→ **The exercise**
Skip the pictures. Copy all the rest of the records down exactly.

Figure scripts:
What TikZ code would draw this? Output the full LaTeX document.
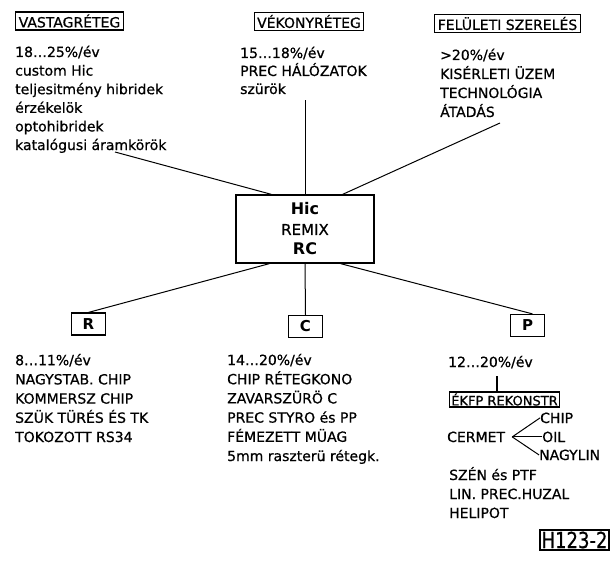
\documentclass[tikz,border=0pt]{standalone}
\usepackage{fontspec}
\setmainfont{DejaVu Sans}[UprightFeatures={FakeBold=0.7}]
\begin{document}
\begin{tikzpicture}[x=1pt,y=-1pt,
  txt/.style={anchor=base west, inner sep=0pt, align=left},
  hdr/.style={draw, line width=1.2pt, inner xsep=3pt, inner ysep=1.5pt, minimum height=18pt, font=\fontsize{14}{16}\selectfont},
  lbox/.style={draw, line width=1.2pt, minimum width=34pt, minimum height=22pt, inner sep=0pt, font=\bfseries\fontsize{15}{17}\selectfont},
  link/.style={line width=1pt}]
\useasboundingbox (0,0) rectangle (616,567);

% headers
\node[hdr] (vas) at (69.5,21) {VASTAGRÉTEG};
\node[hdr] (vek) at (309,21.5) {VÉKONYRÉTEG};
\node[hdr] (fel) at (507.5,23.5) {FELÜLETI SZERELÉS};

% top texts (anchored at the baseline of the last line)
\node[txt, font=\fontsize{14}{18.6}\selectfont] (tvas) at (15,150)
  {18…25\%/év\\custom Hic\\teljesitmény hibridek\\érzékelök\\optohibridek\\katalógusi áramkörök};
\node[txt, font=\fontsize{14}{18}\selectfont] (tvek) at (240,94)
  {15…18\%/év\\PREC HÁLÓZATOK\\szürök};
\node[txt, font=\fontsize{14}{19}\selectfont] (tfel) at (440,117)
  {>20\%/év\\KISÉRLETI ÜZEM\\TECHNOLÓGIA\\ÁTADÁS};

% central box
\node[draw, line width=1.3pt, minimum width=138pt, minimum height=68pt, align=center,
      font=\fontsize{15}{20}\selectfont] (hic) at (305,229)
  {{\bfseries\fontsize{16}{20}\selectfont Hic}\\REMIX\\{\bfseries\fontsize{16}{20}\selectfont RC}};

% letter boxes
\node[lbox] (R) at (88.5,324) {R};
\node[lbox] (C) at (305.5,326.5) {C};
\node[lbox] (P) at (527.5,325.5) {P};

% free ends of connectors
\coordinate (endTL) at (115,152);
\coordinate (endT) at (305,100);
\coordinate (endTR) at (500,123);

\draw[link] ([xshift=36pt]hic.north west) -- (endTL);
\draw[link] (hic.north) -- (endT);
\draw[link] ([xshift=-32pt]hic.north east) -- (endTR);
\draw[link] ([xshift=34pt]hic.south west) -- (R.north);
\draw[link] (hic.south) -- (C.north);
\draw[link] ([xshift=-34pt]hic.south east) -- ([xshift=5pt]P.north);

% bottom texts
\node[txt, font=\fontsize{14}{19.2}\selectfont] (tR) at (15,442)
  {8…11\%/év\\NAGYSTAB. CHIP\\KOMMERSZ CHIP\\SZÜK TÜRÉS ÉS TK\\TOKOZOTT RS34};
\node[txt, font=\fontsize{14}{19.2}\selectfont] (tC) at (227,461)
  {14…20\%/év\\CHIP RÉTEGKONO\\ZAVARSZÜRÖ C\\PREC STYRO és PP\\FÉMEZETT MÜAG\\5mm raszterü rétegk.};
\node[txt, font=\fontsize{14}{19}\selectfont] (tP) at (448,367) {12…20\%/év};

\node[draw, line width=1.1pt, inner xsep=1.5pt, inner ysep=1pt, minimum height=15pt,
      font=\fontsize{13}{15}\selectfont] (ekfp) at (504.5,399.5) {ÉKFP REKONSTR};
\coordinate (pk) at (497,376);
\draw[line width=1.6pt] (pk) -- (pk |- ekfp.north);

\node[txt, font=\fontsize{14}{16}\selectfont] (cermet) at (447,442) {CERMET};
\node[txt, font=\fontsize{14}{16}\selectfont] (chip) at (540,423) {CHIP};
\node[txt, font=\fontsize{14}{16}\selectfont] (oil) at (542,442) {OIL};
\node[txt, font=\fontsize{14}{16}\selectfont] (nagylin) at (539,460) {NAGYLIN};
\coordinate (fork) at ([xshift=7pt]cermet.east);
\draw[link] (fork) -- (chip.west);
\draw[link] (fork) -- (oil.west);
\draw[link] (fork) -- (nagylin.west);

\node[txt, font=\fontsize{14}{19}\selectfont] (tP2) at (449,518)
  {SZÉN és PTF\\LIN. PREC.HUZAL\\HELIPOT};

\node[draw, line width=1.2pt, inner xsep=1.5pt, inner ysep=1pt, minimum height=20pt,
      font=\fontsize{22}{24}\selectfont] (hid) at (574.5,540) {\scalebox{0.82}[1]{H123-2}};
\end{tikzpicture}
\end{document}
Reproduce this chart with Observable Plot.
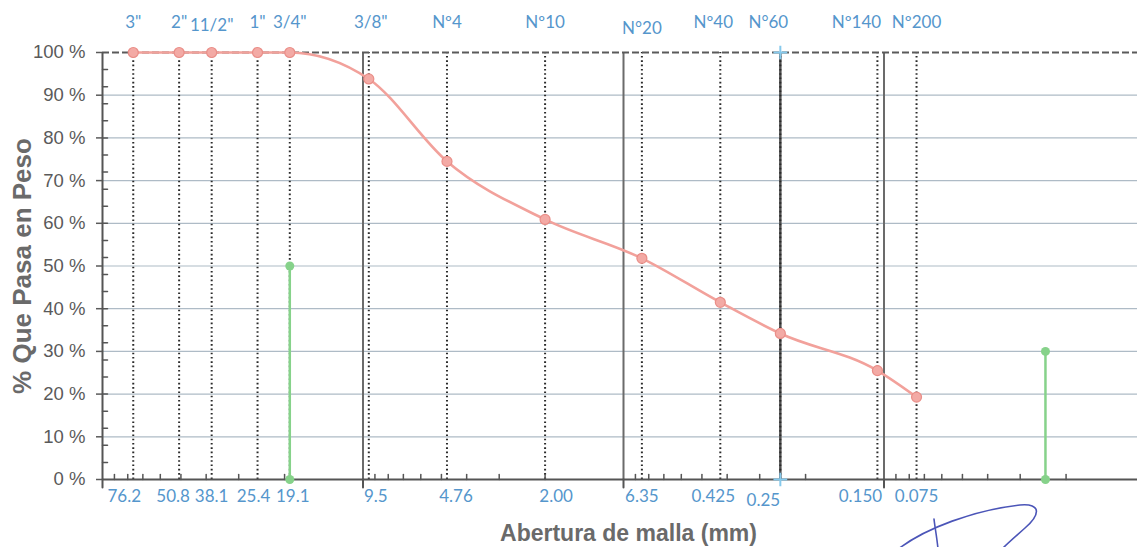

→ **Worked answer**
What TikZ code would draw this? Output the full LaTeX document.
\documentclass[tikz,border=0pt]{standalone}
\usepackage{fontspec}
\setmainfont{DejaVu Sans}[UprightFeatures={FakeBold=0.7}]
\begin{document}
\begin{tikzpicture}[x=1pt,y=-1pt,
  txt/.style={anchor=base west, inner sep=0pt, align=left},
  hdr/.style={draw, line width=1.2pt, inner xsep=3pt, inner ysep=1.5pt, minimum height=18pt, font=\fontsize{14}{16}\selectfont},
  lbox/.style={draw, line width=1.2pt, minimum width=34pt, minimum height=22pt, inner sep=0pt, font=\bfseries\fontsize{15}{17}\selectfont},
  link/.style={line width=1pt}]
\useasboundingbox (0,0) rectangle (616,567);

% headers
\node[hdr] (vas) at (69.5,21) {VASTAGRÉTEG};
\node[hdr] (vek) at (309,21.5) {VÉKONYRÉTEG};
\node[hdr] (fel) at (507.5,23.5) {FELÜLETI SZERELÉS};

% top texts (anchored at the baseline of the last line)
\node[txt, font=\fontsize{14}{18.6}\selectfont] (tvas) at (15,150)
  {18…25\%/év\\custom Hic\\teljesitmény hibridek\\érzékelök\\optohibridek\\katalógusi áramkörök};
\node[txt, font=\fontsize{14}{18}\selectfont] (tvek) at (240,94)
  {15…18\%/év\\PREC HÁLÓZATOK\\szürök};
\node[txt, font=\fontsize{14}{19}\selectfont] (tfel) at (440,117)
  {>20\%/év\\KISÉRLETI ÜZEM\\TECHNOLÓGIA\\ÁTADÁS};

% central box
\node[draw, line width=1.3pt, minimum width=138pt, minimum height=68pt, align=center,
      font=\fontsize{15}{20}\selectfont] (hic) at (305,229)
  {{\bfseries\fontsize{16}{20}\selectfont Hic}\\REMIX\\{\bfseries\fontsize{16}{20}\selectfont RC}};

% letter boxes
\node[lbox] (R) at (88.5,324) {R};
\node[lbox] (C) at (305.5,326.5) {C};
\node[lbox] (P) at (527.5,325.5) {P};

% free ends of connectors
\coordinate (endTL) at (115,152);
\coordinate (endT) at (305,100);
\coordinate (endTR) at (500,123);

\draw[link] ([xshift=36pt]hic.north west) -- (endTL);
\draw[link] (hic.north) -- (endT);
\draw[link] ([xshift=-32pt]hic.north east) -- (endTR);
\draw[link] ([xshift=34pt]hic.south west) -- (R.north);
\draw[link] (hic.south) -- (C.north);
\draw[link] ([xshift=-34pt]hic.south east) -- ([xshift=5pt]P.north);

% bottom texts
\node[txt, font=\fontsize{14}{19.2}\selectfont] (tR) at (15,442)
  {8…11\%/év\\NAGYSTAB. CHIP\\KOMMERSZ CHIP\\SZÜK TÜRÉS ÉS TK\\TOKOZOTT RS34};
\node[txt, font=\fontsize{14}{19.2}\selectfont] (tC) at (227,461)
  {14…20\%/év\\CHIP RÉTEGKONO\\ZAVARSZÜRÖ C\\PREC STYRO és PP\\FÉMEZETT MÜAG\\5mm raszterü rétegk.};
\node[txt, font=\fontsize{14}{19}\selectfont] (tP) at (448,367) {12…20\%/év};

\node[draw, line width=1.1pt, inner xsep=1.5pt, inner ysep=1pt, minimum height=15pt,
      font=\fontsize{13}{15}\selectfont] (ekfp) at (504.5,399.5) {ÉKFP REKONSTR};
\coordinate (pk) at (497,376);
\draw[line width=1.6pt] (pk) -- (pk |- ekfp.north);

\node[txt, font=\fontsize{14}{16}\selectfont] (cermet) at (447,442) {CERMET};
\node[txt, font=\fontsize{14}{16}\selectfont] (chip) at (540,423) {CHIP};
\node[txt, font=\fontsize{14}{16}\selectfont] (oil) at (542,442) {OIL};
\node[txt, font=\fontsize{14}{16}\selectfont] (nagylin) at (539,460) {NAGYLIN};
\coordinate (fork) at ([xshift=7pt]cermet.east);
\draw[link] (fork) -- (chip.west);
\draw[link] (fork) -- (oil.west);
\draw[link] (fork) -- (nagylin.west);

\node[txt, font=\fontsize{14}{19}\selectfont] (tP2) at (449,518)
  {SZÉN és PTF\\LIN. PREC.HUZAL\\HELIPOT};

\node[draw, line width=1.2pt, inner xsep=1.5pt, inner ysep=1pt, minimum height=20pt,
      font=\fontsize{22}{24}\selectfont] (hid) at (574.5,540) {\scalebox{0.82}[1]{H123-2}};
\end{tikzpicture}
\end{document}
Reproduce this chart with Observable Plot.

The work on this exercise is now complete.